The Elizabeth line is finally opening tomorrow
After 13 years of construction, we can finally travel on the much-anticipated purple line
Every Londoner has heard talks about the new Crossrail, albeit mostly about its delays in opening and increasing cost.
But tomorrow, 24th May, it will finally be open for travel as the Elizabeth line – named after the Queen.
It has been Europe’s biggest construction project in terms of cost, spanning 73 miles with two eastern and two western branches. The eastern branches terminate at Shenfield (Essex) and Abbey Wood (south-east London), whilst the western branches travel to Reading and Heathrow Airport.
The new purple line will have a phased opening with three different routes: the Paddington to Abbey Wood route, the Heathrow/Reading to Paddington route, and the Shenfield to Liverpool Street route.
Later this year, the three individual routes will come together, forming a route from Reading/Heathrow to Abbey Wood and another route from Shenfield to Paddington. Then by next May, we will be able to seamlessly travel throughout the entire line.

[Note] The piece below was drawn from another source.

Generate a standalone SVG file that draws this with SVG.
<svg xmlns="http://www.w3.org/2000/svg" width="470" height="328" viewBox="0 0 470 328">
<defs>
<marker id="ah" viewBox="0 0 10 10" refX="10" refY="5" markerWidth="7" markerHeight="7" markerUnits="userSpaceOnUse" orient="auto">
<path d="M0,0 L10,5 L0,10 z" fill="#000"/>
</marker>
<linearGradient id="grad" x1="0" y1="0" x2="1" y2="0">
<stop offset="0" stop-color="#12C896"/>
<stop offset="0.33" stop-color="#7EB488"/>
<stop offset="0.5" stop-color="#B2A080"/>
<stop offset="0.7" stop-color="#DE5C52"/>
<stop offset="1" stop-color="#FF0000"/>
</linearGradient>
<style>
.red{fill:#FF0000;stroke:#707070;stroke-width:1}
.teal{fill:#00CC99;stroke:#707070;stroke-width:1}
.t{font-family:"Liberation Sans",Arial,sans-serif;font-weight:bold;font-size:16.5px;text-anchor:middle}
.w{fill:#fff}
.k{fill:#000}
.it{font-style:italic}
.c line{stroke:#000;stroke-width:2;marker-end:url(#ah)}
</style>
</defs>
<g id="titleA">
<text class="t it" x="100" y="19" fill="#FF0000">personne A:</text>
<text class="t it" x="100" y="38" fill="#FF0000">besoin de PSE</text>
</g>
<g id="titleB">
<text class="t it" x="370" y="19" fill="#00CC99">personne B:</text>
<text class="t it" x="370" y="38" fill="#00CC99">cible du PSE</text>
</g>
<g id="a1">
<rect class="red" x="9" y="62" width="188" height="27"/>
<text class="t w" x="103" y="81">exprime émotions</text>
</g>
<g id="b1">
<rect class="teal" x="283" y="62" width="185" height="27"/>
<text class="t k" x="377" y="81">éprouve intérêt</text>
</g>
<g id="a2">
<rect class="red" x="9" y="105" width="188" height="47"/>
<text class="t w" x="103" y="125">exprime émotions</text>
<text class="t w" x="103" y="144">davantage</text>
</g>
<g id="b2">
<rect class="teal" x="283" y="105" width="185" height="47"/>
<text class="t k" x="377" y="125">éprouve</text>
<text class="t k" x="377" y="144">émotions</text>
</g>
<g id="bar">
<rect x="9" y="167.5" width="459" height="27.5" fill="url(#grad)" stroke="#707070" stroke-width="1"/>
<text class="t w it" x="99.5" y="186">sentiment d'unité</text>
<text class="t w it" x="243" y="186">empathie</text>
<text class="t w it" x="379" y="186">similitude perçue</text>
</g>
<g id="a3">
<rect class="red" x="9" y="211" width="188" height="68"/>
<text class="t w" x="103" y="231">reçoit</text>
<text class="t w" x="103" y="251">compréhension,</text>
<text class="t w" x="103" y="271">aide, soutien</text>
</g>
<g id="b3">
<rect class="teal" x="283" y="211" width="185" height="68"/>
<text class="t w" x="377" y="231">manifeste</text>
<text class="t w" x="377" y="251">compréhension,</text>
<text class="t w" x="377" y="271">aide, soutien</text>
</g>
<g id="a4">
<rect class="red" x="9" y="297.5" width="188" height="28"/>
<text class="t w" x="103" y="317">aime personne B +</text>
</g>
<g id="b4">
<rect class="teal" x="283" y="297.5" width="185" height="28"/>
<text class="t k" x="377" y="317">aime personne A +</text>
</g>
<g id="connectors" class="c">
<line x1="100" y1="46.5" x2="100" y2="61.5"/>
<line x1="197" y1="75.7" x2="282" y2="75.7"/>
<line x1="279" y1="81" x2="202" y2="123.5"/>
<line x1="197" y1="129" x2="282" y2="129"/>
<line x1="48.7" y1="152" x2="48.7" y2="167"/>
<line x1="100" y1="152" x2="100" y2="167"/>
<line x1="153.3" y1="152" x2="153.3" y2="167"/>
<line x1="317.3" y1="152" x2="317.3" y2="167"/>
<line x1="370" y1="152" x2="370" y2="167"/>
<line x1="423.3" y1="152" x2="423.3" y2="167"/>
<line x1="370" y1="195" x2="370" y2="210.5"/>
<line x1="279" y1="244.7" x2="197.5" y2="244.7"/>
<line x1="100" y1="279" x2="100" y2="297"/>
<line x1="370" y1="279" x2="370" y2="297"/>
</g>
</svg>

The line will mainly run overground outside central London but underground once inside.
10 new stations have also been constructed for the line in central London, which will allow travel from Paddington, Bond Street, Liverpool Street and Canary Wharf.
The service will be running from 06:30 to 23:00 every five minutes for six days a week (not on Sundays). Bond Street station also experienced some issues when construction was taking place, so the station won’t be open for the service until later on in the year.
Travel fares on this service will be the same as all other tube lines. Current TfL rail services on the line won’t change, but “there will be a £7.20 premium on journeys to and from Heathrow.”
The opening and budget of Crossrail has changed significantly over the years.
It was initially meant to open in December 2018, but the Crossrail’s chief executive said “the project’s complexity was ‘off the scale’ and integrating multiple signalling systems and new software posed a huge challenge.”
In terms of the budget, Crossrail was meant to cost £14.8bn, but it is now estimated to have eaten up £19bn. The increase in cost is partially due to “ballooning costs – including lost revenue from three and a half years without fares and paying the salary of drivers.”
But even though the project has faced quite a few issues, it will finally begin to operate and cut travel times for various routes in London. The individual train capacity is also much greater than any London Underground service, sitting a maximum of 1,500 passengers.